Kanal | Benennung | Winkel [°] | Maß [mm] | Expo [%] | Note |
---|---|---|---|---|---|
1 | Bremsklappe | +0/-80 | N/A | 0 | |
2 | Querruder | ± 15,4 | ± 12,0 | 20 | Keine Differenzierung |
3 | Höhenruder | ± 16,8 | ± 13,0 | 50 | Offset -0,7mm @ s = 8,0% |
4 | Seitenruder | ± 33,6 | ± 46,0 | 0 | |
5 | Querruder | ± 15,4 | ± 12,0 | 20 | Keine Differenzierung |
8 | Schwerpunkt | (s 8-3%) | 49,7-58,7 | 0 | Verschiebung 55mm |
1>3 | Mix - Bremskl. Trim. | -7 (18%) | -5 | N/A | Neg. Nickmoment Bremsklappe |
3>2/5 | Mix - Elevons | 100% | N/A | N/A | Elevons |
Am 18.07.2015 war ein sonniger weißblauer Tag in Bayern, der gute Thermik versprach. Bereits mittags zeigten die Cumulus Überentwicklung und es begann vereinzelt zu tröpfeln. Starke Thermiken lösten sich mit böigem Wind von 3-5 Bft ab. Die beschriebenen konstruktiven Veränderungen von V1B zur V2 waren erfolgreich, das Kurvenflugverhalten war nun endlich ausgeglichen und harmonisch. Das Modell war unballastiert und wog 790g. Trotz des geringen Gewichts ließ sich der Wind von 2-5 Bft allein mit Hilfe der Schwerpunktverschiebung gut beherrschen, meist flog ich mit 6% Stabilitätsmaß.

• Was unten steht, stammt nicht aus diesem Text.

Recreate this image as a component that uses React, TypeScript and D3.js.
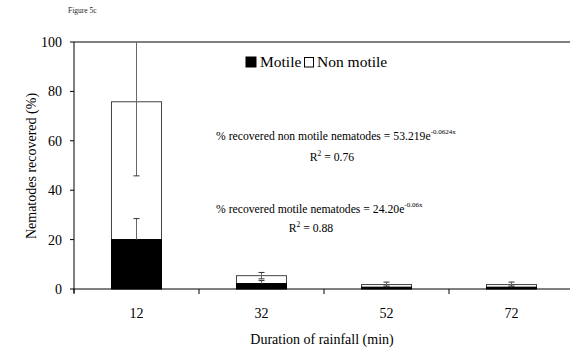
import React from "react";
import * as d3 from "d3";

const durations = ["12", "32", "52", "72"];
const motile = [20, 2.2, 0.7, 0.7];
const nonMotile = [55.8, 3.2, 1.1, 1.1];
const motileErr = [8.5, 1.2, 0.5, 0.5];
const totalErr = [30, 1.3, 1.0, 1.0];
const yTicks = [0, 20, 40, 60, 80, 100];

const W = 570;
const H = 352;
const left = 74;
const right = 574;
const top = 42;
const bottom = 289;
const FONT = '"Liberation Serif", "Times New Roman", Times, "DejaVu Serif", serif';

export default function App() {
  const x = d3.scaleBand<string>().domain(durations).range([left, right]).paddingInner(0.6).paddingOuter(0.3);
  const y = d3.scaleLinear().domain([0, 100]).range([bottom, top]);
  const step = x.step();
  const bw = x.bandwidth();
  const boundaries = d3.range(durations.length + 1).map((i) => left + i * step);
  const cap = 3;
  const errColor = "#666";

  return (
    <svg width={W} height={H} style={{ position: "absolute", left: 0, top: 0, background: "#fff", fontFamily: FONT }}>
      <defs>
        <clipPath id="plot">
          <rect x={left} y={top} width={right - left} height={bottom - top + 1} />
        </clipPath>
      </defs>
      <text x={68} y={13} fontSize={7.5} fill="#222">Figure 5c</text>

      <line x1={left} x2={right} y1={top} y2={top} stroke="#000" />

      <g clipPath="url(#plot)">
        {durations.map((d, i) => {
          const x0 = x(d)!;
          const cx = x0 + bw / 2;
          const tot = motile[i] + nonMotile[i];
          return (
            <g key={d}>
              <rect x={x0} y={y(tot)} width={bw} height={y(motile[i]) - y(tot)} fill="#fff" stroke="#444" strokeWidth={1} />
              <line x1={cx} x2={cx} y1={y(tot - totalErr[i])} y2={y(tot + totalErr[i])} stroke={errColor} />
              <line x1={cx - cap} x2={cx + cap} y1={y(tot - totalErr[i])} y2={y(tot - totalErr[i])} stroke="#333" />
              <line x1={cx - cap} x2={cx + cap} y1={y(tot + totalErr[i])} y2={y(tot + totalErr[i])} stroke="#333" />
              <rect x={x0} y={y(motile[i])} width={bw} height={y(0) - y(motile[i])} fill="#000" stroke="#000" />
              <line x1={cx} x2={cx} y1={y(motile[i])} y2={y(motile[i] + motileErr[i])} stroke={errColor} />
              <line x1={cx - cap} x2={cx + cap} y1={y(motile[i] + motileErr[i])} y2={y(motile[i] + motileErr[i])} stroke="#333" />
            </g>
          );
        })}
      </g>

      <line x1={left} x2={left} y1={top} y2={bottom + 4} stroke="#000" />
      <line x1={left} x2={right} y1={bottom} y2={bottom} stroke="#000" />
      {boundaries.map((b, i) => (
        <line key={i} x1={b} x2={b} y1={bottom} y2={bottom + 5} stroke="#000" />
      ))}
      {yTicks.map((t) => (
        <g key={t}>
          <line x1={left - 4} x2={left} y1={y(t)} y2={y(t)} stroke="#000" />
          <text x={62} y={y(t)} dy="0.35em" textAnchor="end" fontSize={14}>{t}</text>
        </g>
      ))}
      {durations.map((d) => (
        <text key={d} x={x(d)! + bw / 2} y={318} textAnchor="middle" fontSize={14}>{d}</text>
      ))}

      <text x={322} y={344} textAnchor="middle" fontSize={14}>Duration of rainfall (min)</text>
      <text transform={`translate(36,166) rotate(-90)`} textAnchor="middle" fontSize={14}>Nematodes recovered (%)</text>

      <rect x={246} y={57} width={10} height={10} fill="#000" stroke="#000" />
      <text x={260} y={67} fontSize={15.5}>Motile</text>
      <rect x={304.5} y={57.5} width={9} height={9.5} fill="#fff" stroke="#000" />
      <text x={317} y={67} fontSize={15.5}>Non motile</text>

      <text x={216} y={140} fontSize={11.7}>
        % recovered non motile nematodes = 53.219e
        <tspan dy={-6} fontSize={7}>-0.0624x</tspan>
      </text>
      <text x={332} y={161} textAnchor="middle" fontSize={11.7}>
        R<tspan dy={-5} fontSize={7.5}>2</tspan><tspan dy={5}> = 0.76</tspan>
      </text>
      <text x={216} y={213} fontSize={11.7}>
        % recovered motile nematodes = 24.20e
        <tspan dy={-6} fontSize={7}>-0.06x</tspan>
      </text>
      <text x={311} y={232} textAnchor="middle" fontSize={11.7}>
        R<tspan dy={-5} fontSize={7.5}>2</tspan><tspan dy={5}> = 0.88</tspan>
      </text>
    </svg>
  );
}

Das Ende kam um 13:24 Uhr in Form einer Böe mit ca. 20 kts während des Bungee Starts. Der »Summerdream« hatte einen kurzen, aber heftigen Alptraum: Riesenhuber! [7] Gekoppelte Torsions-Biegeschwingung, weil das Bungee kräftig weiter zog. Der Tragflügel wurde durch die Torsionsbiegeschwingung exakt in der Mitte zerstört, wie auch zu erwarten war. Die folgenden Fotos zeigen das Bild unmittelbar nach dem Einschlag. Am diagonalen Bruchverlauf des Holms erkennt man deutlich, dass der Gurt infolge der gekoppelten Torsions-Biegebelastung versagt hat.

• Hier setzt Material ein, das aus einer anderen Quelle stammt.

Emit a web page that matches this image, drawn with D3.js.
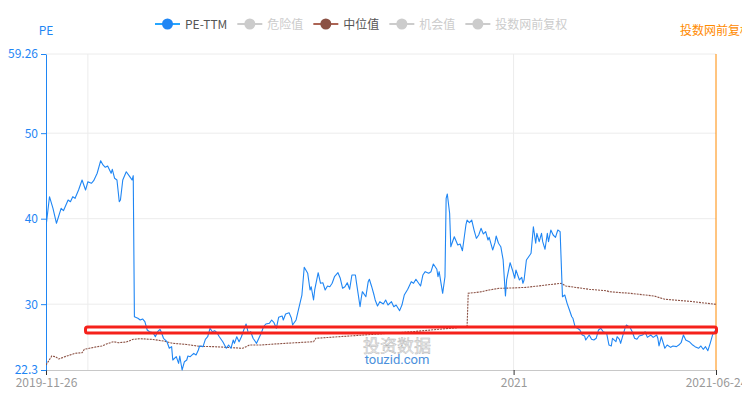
<!DOCTYPE html>
<html>
<head>
<meta charset="utf-8">
<script src="https://cdn.jsdelivr.net/npm/d3@7/dist/d3.min.js"></script>
<style>
  body { margin: 0; background: #fff; }
  svg { display: block; font-family: "Noto Sans CJK SC", "Noto Sans", sans-serif; }
</style>
</head>
<body>
<svg id="chart" width="742" height="399"></svg>
<script>
// time range of the chart
var startDate = "2019-11-26";
var endDate = "2021-06-24";

// PE-TTM: days after startDate, and the values
var peDays = [0,3,6,9,13,15,19,21,23,25,28,31,34,36,39,41,44,47,49,51,53,56,57,59,61,63,64,66,69,72,74,75,
  76,79,81,83,85,87,89,92,94,96,98,99,101,104,106,108,109,112,114,115,117,119,121,122,124,127,129,131,132,135,
  137,139,141,143,145,147,149,152,155,157,159,161,162,164,166,168,170,172,174,176,178,181,183,185,187,189,192,
  194,196,198,200,203,204,206,209,211,212,215,217,220,222,225,227,228,230,231,234,236,238,240,242,244,246,248,
  251,253,255,257,259,261,263,266,267,270,271,272,275,277,278,280,282,283,285,287,290,292,294,297,299,301,304,
  306,308,311,314,316,318,322,324,326,329,331,333,336,337,338,341,343,344,345,347,348,351,354,356,358,361,362,
  364,366,368,370,372,374,376,378,380,381,384,386,387,389,391,393,395,396,399,401,403,404,407,409,410,411,413,
  416,417,419,421,422,424,426,427,429,431,432,434,436,438,440,442,444,446,448,450,452,453,455,457,459,461,463,
  464,467,469,471,473,475,477,479,482,484,486,487,490,491,493,494,496,498,499,502,504,506,508,510,513,515,517,
  520,522,525,526,527,529,530,532,534,537,539,542,544,546,548,550,553,556,558,561,563,565,567,569,571,573,576];
var peValues = [39.06,42.57,41.21,39.46,41.21,40.93,42.18,41.98,42.57,42.38,43.35,44.52,43.35,44.32,44.14,44.44,
  45.31,46.78,46.28,46.01,46.16,45.31,45.77,44.72,44.52,41.98,42.18,44.52,45.49,44.91,44.52,45.03,
  28.53,28.35,28.15,28.27,27.95,26.98,26.78,26.66,26.19,26.78,27.06,26.78,26.01,25.61,24.84,25.03,23.47,23.86,
  23.08,23.94,22.30,23.27,23.47,23.94,23.86,24.25,24.05,24.64,25.11,25.03,
  25.89,26.19,27.18,26.78,26.90,26.66,26.19,25.61,24.84,25.22,24.84,25.81,25.42,26.19,25.61,26.19,26.98,27.68,
  26.59,26.78,26.01,25.42,26.01,26.59,27.36,27.68,27.76,
  28.15,27.83,27.18,28.46,28.62,28.15,28.85,29.00,28.35,27.56,28.15,29.32,31.07,34.31,33.61,31.66,32.04,30.49,
  31.66,33.68,32.44,32.51,31.66,32.12,32.04,32.44,33.21,
  33.68,33.03,31.86,32.04,32.51,31.74,33.41,33.41,32.44,29.70,30.69,31.46,30.87,32.63,32.91,32.04,31.07,30.49,
  29.79,30.29,30.02,30.49,29.90,30.29,29.70,29.90,29.24,
  29.90,31.07,31.74,32.63,32.44,32.91,32.12,33.41,33.80,33.61,33.80,34.70,34.08,33.21,33.80,31.27,33.21,42.38,
  42.89,40.63,36.72,37.89,36.92,37.04,36.25,39.26,39.84,
  39.53,39.84,38.67,37.70,38.09,38.87,38.21,38.48,37.50,37.82,36.34,37.19,37.97,37.12,36.72,35.17,30.95,32.83,
  34.85,34.00,33.03,34.00,32.83,33.14,32.44,32.83,35.17,
  35.75,35.95,39.06,37.12,38.29,37.31,38.29,37.31,36.42,38.29,37.31,38.67,38.09,37.82,38.67,38.48,30.87,31.07,
  30.10,29.32,28.53,28.35,27.29,27.18,26.98,26.39,26.28,
  25.81,26.39,25.89,25.81,26.01,26.98,27.18,26.78,26.59,25.22,25.11,26.01,25.61,26.19,25.89,25.42,26.39,27.29,
  27.56,27.29,26.78,26.01,25.89,26.28,26.39,26.78,26.12,
  26.39,26.12,26.39,26.01,25.11,26.19,25.73,24.84,25.22,24.95,25.11,25.03,25.22,25.49,26.39,25.81,25.61,25.22,
  25.03,24.84,25.11,24.72,25.03,24.56,25.42,26.39,27.06];

// 中位值: days after startDate, and the values
var medDays = [0,5,8,11,18,25,31,33,41,48,52,58,62,69,75,81,92,101,109,121,132,144,155,169,175,184,201,230,232,
  273,315,362,363,373,381,390,401,413,430,443,447,467,482,484,502,523,532,553,576];
var medValues = [22.88,23.94,23.86,23.59,23.94,24.25,24.32,24.72,24.95,25.11,25.34,25.61,25.49,25.57,25.89,25.96,
  25.87,25.69,25.42,25.28,25.07,25.03,24.95,24.84,25.22,25.22,25.38,25.61,26.01,26.39,26.78,27.36,31.27,31.42,
  31.66,31.86,31.89,31.97,32.24,32.44,32.12,31.74,31.57,31.46,31.27,30.95,30.57,30.34,29.98];

var yMin = 22.3, yMax = 59.26;
var yTicks = [59.26, 50, 40, 30, 22.3];
var xGridDates = ["2020-01-01", "2021-01-01"];
var xTickDates = ["2019-11-26", "2021-01-01", "2021-06-24"];
var xTickLabels = ["2019-11-26", "2021", "2021-06-24"];

var legendNames = ["PE-TTM", "危险值", "中位值", "机会值", "投数网前复权"];
var legendColors = ["#1f86f4", "#cccccc", "#8b5144", "#cccccc", "#cccccc"];
var legendOn = [true, false, true, false, false];

var leftAxisName = "PE";
var rightAxisName = "投数网前复权";

var blue = "#1f86f4", orange = "#ff8a00";
var margin = { top: 54, right: 26, bottom: 29, left: 46 };
var width = 742, height = 399;

var parse = d3.timeParse("%Y-%m-%d");
var t0 = parse(startDate);

var svg = d3.select("#chart");

var x = d3.scaleTime()
    .domain([t0, parse(endDate)])
    .range([margin.left, width - margin.right]);

var y = d3.scaleLinear()
    .domain([yMin, yMax])
    .range([height - margin.bottom, margin.top]);

var x0 = margin.left, x1 = width - margin.right;
var yb = height - margin.bottom, yt = margin.top;

// horizontal grid
svg.append("g").selectAll("line")
    .data(yTicks.filter(function (d) { return d !== yMin; }))
    .enter().append("line")
    .attr("x1", x0).attr("x2", x1)
    .attr("y1", function (d) { return y(d); })
    .attr("y2", function (d) { return y(d); })
    .attr("stroke", "#ececec");

// vertical grid
svg.append("g").selectAll("line")
    .data(xGridDates)
    .enter().append("line")
    .attr("x1", function (d) { return x(parse(d)); })
    .attr("x2", function (d) { return x(parse(d)); })
    .attr("y1", yt).attr("y2", yb)
    .attr("stroke", "#ececec");

// watermark
svg.append("text")
    .attr("x", 397).attr("y", 352)
    .attr("text-anchor", "middle")
    .attr("font-size", 17)
    .attr("fill", "#e8e8e8")
    .attr("stroke", "#b4b4b4")
    .attr("stroke-width", 0.4)
    .text("投资数据");
svg.append("text")
    .attr("x", 397).attr("y", 364)
    .attr("text-anchor", "middle")
    .attr("font-size", 13)
    .attr("fill", "#4a90dc")
    .attr("font-family", "Roboto, 'Noto Sans', sans-serif")
    .text("touzid.com");

// x axis
var xAxis = d3.axisBottom(x)
    .tickValues(xTickDates.map(parse))
    .tickFormat(function (d, i) { return xTickLabels[i]; })
    .tickSize(5)
    .tickPadding(3);

var gx = svg.append("g")
    .attr("transform", "translate(0," + yb + ")")
    .call(xAxis);
gx.select(".domain").attr("stroke", "#c8c8c8");
gx.selectAll(".tick line").attr("stroke", "#333");
gx.selectAll(".tick text").attr("fill", "#999").attr("font-size", 12)
    .attr("font-family", "'Noto Sans CJK SC', 'Noto Sans', sans-serif");

// left axis
var yAxis = d3.axisLeft(y)
    .tickValues(yTicks)
    .tickFormat(function (d) { return String(d); })
    .tickSize(5)
    .tickSizeOuter(0)
    .tickPadding(3);
var gy = svg.append("g")
    .attr("transform", "translate(" + x0 + ",0)")
    .call(yAxis);
gy.select(".domain").attr("stroke", blue);
gy.selectAll(".tick line").attr("stroke", blue);
gy.selectAll(".tick text").attr("fill", blue).attr("font-size", 12)
    .attr("font-family", "'Noto Sans CJK SC', 'Noto Sans', sans-serif");

// right axis
svg.append("line")
    .attr("x1", x1).attr("x2", x1)
    .attr("y1", yt).attr("y2", yb)
    .attr("stroke", orange);

svg.append("text")
    .attr("x", x0).attr("y", 35)
    .attr("text-anchor", "middle")
    .attr("font-size", 12)
    .attr("fill", blue)
    .text(leftAxisName);
svg.append("text")
    .attr("x", x1).attr("y", 35)
    .attr("text-anchor", "middle")
    .attr("font-size", 12)
    .attr("fill", orange)
    .text(rightAxisName);

// clip
svg.append("clipPath").attr("id", "plot")
    .append("rect")
    .attr("x", x0).attr("y", yt - 2)
    .attr("width", x1 - x0).attr("height", yb - yt + 4);

var line = d3.line()
    .x(function (d) { return x(d3.timeDay.offset(t0, d[0])); })
    .y(function (d) { return y(d[1]); });

var medData = medDays.map(function (d, i) { return [d, medValues[i]]; });
var peData = peDays.map(function (d, i) { return [d, peValues[i]]; });

svg.append("path")
    .datum(medData)
    .attr("clip-path", "url(#plot)")
    .attr("d", line)
    .attr("fill", "none")
    .attr("stroke", "#8b5144")
    .attr("stroke-width", 1.1)
    .attr("stroke-dasharray", "2,1");

svg.append("path")
    .datum(peData)
    .attr("clip-path", "url(#plot)")
    .attr("d", line)
    .attr("fill", "none")
    .attr("stroke", blue)
    .attr("stroke-width", 1.1)
    .attr("stroke-linejoin", "round");

// red highlight box
svg.append("rect")
    .attr("x", 85.5).attr("y", 327)
    .attr("width", 631).attr("height", 6)
    .attr("rx", 2)
    .attr("fill", "none")
    .attr("stroke", "#f5211b")
    .attr("stroke-width", 3);

// legend
var lg = svg.append("g").attr("font-size", 12);
var lx = 155;
legendNames.forEach(function (name, i) {
    var item = lg.append("g").attr("transform", "translate(" + lx + ",24)");
    item.append("line")
        .attr("x1", 0).attr("x2", 25)
        .attr("stroke", legendOn[i] ? d3.color(legendColors[i]).brighter(0.6) : legendColors[i])
        .attr("stroke-width", 2);
    item.append("circle")
        .attr("cx", 12.5).attr("r", 5.5)
        .attr("fill", legendColors[i]);
    var t = item.append("text")
        .attr("x", 30).attr("y", 4.5)
        .attr("fill", legendOn[i] ? "#555" : "#cccccc")
        .text(name);
    lx += 30 + t.node().getComputedTextLength() + 10;
});
</script>
</body>
</html>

Aus Gewichtsgründen hatte ich 1991 auf eine Torsionsbeplankung in der Mitte verzichtet, denn der Tragflügel war für einen extrem leichten Elektroflieger konzipiert. Beim Elektroflug zählte damals jedes Gramm! Deswegen auch die offene Rippenbauweise ohne Beplankung. Das Mehrgewicht von 20g für eine Torsionsbeplankung im Mittenbereich wäre im Rückblick sehr gut investiert gewesen und hätte mir zwei Abstürze dieser Art durch Torsionsbruch erspart.

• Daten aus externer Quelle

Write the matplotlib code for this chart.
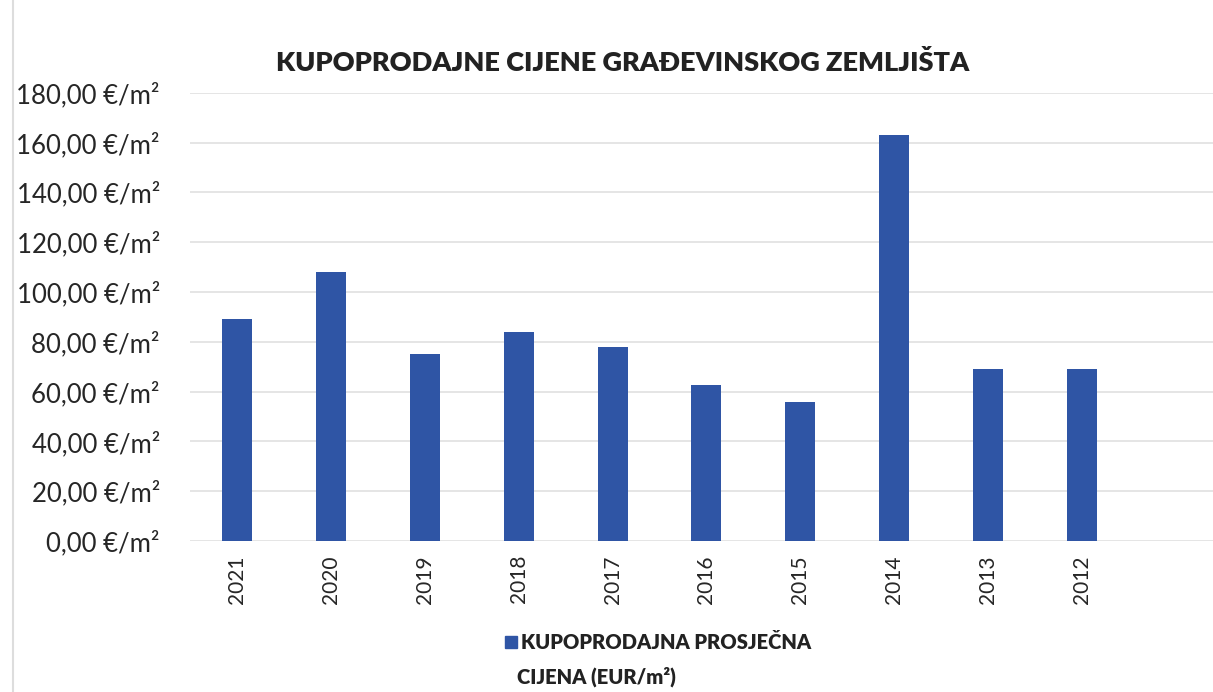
import matplotlib.pyplot as plt
from matplotlib.lines import Line2D

plt.rcParams['font.family'] = ['Lato', 'DejaVu Sans']

# average land prices per year (EUR/m2)
years = ["2021", "2020", "2019", "2018", "2017", "2016", "2015", "2014", "2013", "2012"]
prices = [89.0, 108.0, 75.0, 84.0, 78.0, 62.5, 56.0, 163.0, 69.0, 69.0]
y_ticks = [0, 20, 40, 60, 80, 100, 120, 140, 160, 180]

bar_color = '#2F55A5'

fig = plt.figure(figsize=(12.13, 6.92), dpi=100)
ax = fig.add_axes([0.157, 0.218, 0.843, 0.648])

x = range(len(years))
ax.bar(x, prices, width=0.32, color=bar_color, zorder=3)

ax.set_ylim(0, 180)
ax.set_xlim(-0.5, 10.4)
ax.set_yticks(y_ticks)
ax.set_yticklabels([f"{v:.2f}".replace('.', ',') + " €/m²" for v in y_ticks],
                   fontsize=18.5, color='#262626')
ax.set_xticks(list(x))
ax.set_xticklabels(years, rotation=90, fontsize=15, color='#262626')
ax.tick_params(axis='y', length=0, pad=22)
ax.tick_params(axis='x', length=0, pad=10)

ax.grid(axis='y', color='#E3E3E3', linewidth=1.3, zorder=0)
for s in ax.spines.values():
    s.set_visible(False)

fig.text(0.513, 0.91, "KUPOPRODAJNE CIJENE GRAĐEVINSKOG ZEMLJIŠTA",
         ha='center', va='center', fontsize=19.5, fontweight='heavy', color='#222222')

# legend: square marker beside first line, second line below
handle = Line2D([], [], marker='s', color=bar_color, linestyle='none', markersize=9)
fig.legend([handle], ["KUPOPRODAJNA PROSJEČNA"], loc='center left',
           bbox_to_anchor=(0.407, 0.071), frameon=False, handletextpad=0.15,
           handlelength=0.7, borderpad=0, prop={'size': 14.5, 'weight': 'heavy'},
           labelcolor='#222222')
fig.text(0.426, 0.022, "CIJENA (EUR/m²)", ha='left', va='center',
         fontsize=14.5, fontweight='heavy', color='#222222')

# faint scan border on the left
fig.add_artist(Line2D([0.011, 0.011], [0, 1], color='#DDDDDD', linewidth=1.5))

fig.savefig('out.png', dpi=100)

Der kohlefaserverstärkte Rumpf bekam beim Absturz keinen Kratzer ab und ist vollkommen intakt geblieben, ebenso die Außenflügel. Das Packmaß hat sich jetzt auf praktische 0,7m reduziert, was handelsüblichen Restmüllsäcken entspricht. Aber halt, das hier ist ein Untoter, der kommt wieder! Neuer Arbeitstitel: "The Walking Dead". Also bleibt wieder etwas, was auf dem Dachboden in den verbliebenen intakten Reststücken bis zur Wiederbelebung durch ein neues Mittelteil oder einen neuen Tragflügel eingelagert wird: Rest in Pieces.
Im Endeffekt wurde der Verstoß gegen Design Regel Nr.1 zu Recht hart bestraft und so schließt sich der Kreis zum »Ghost Castle«.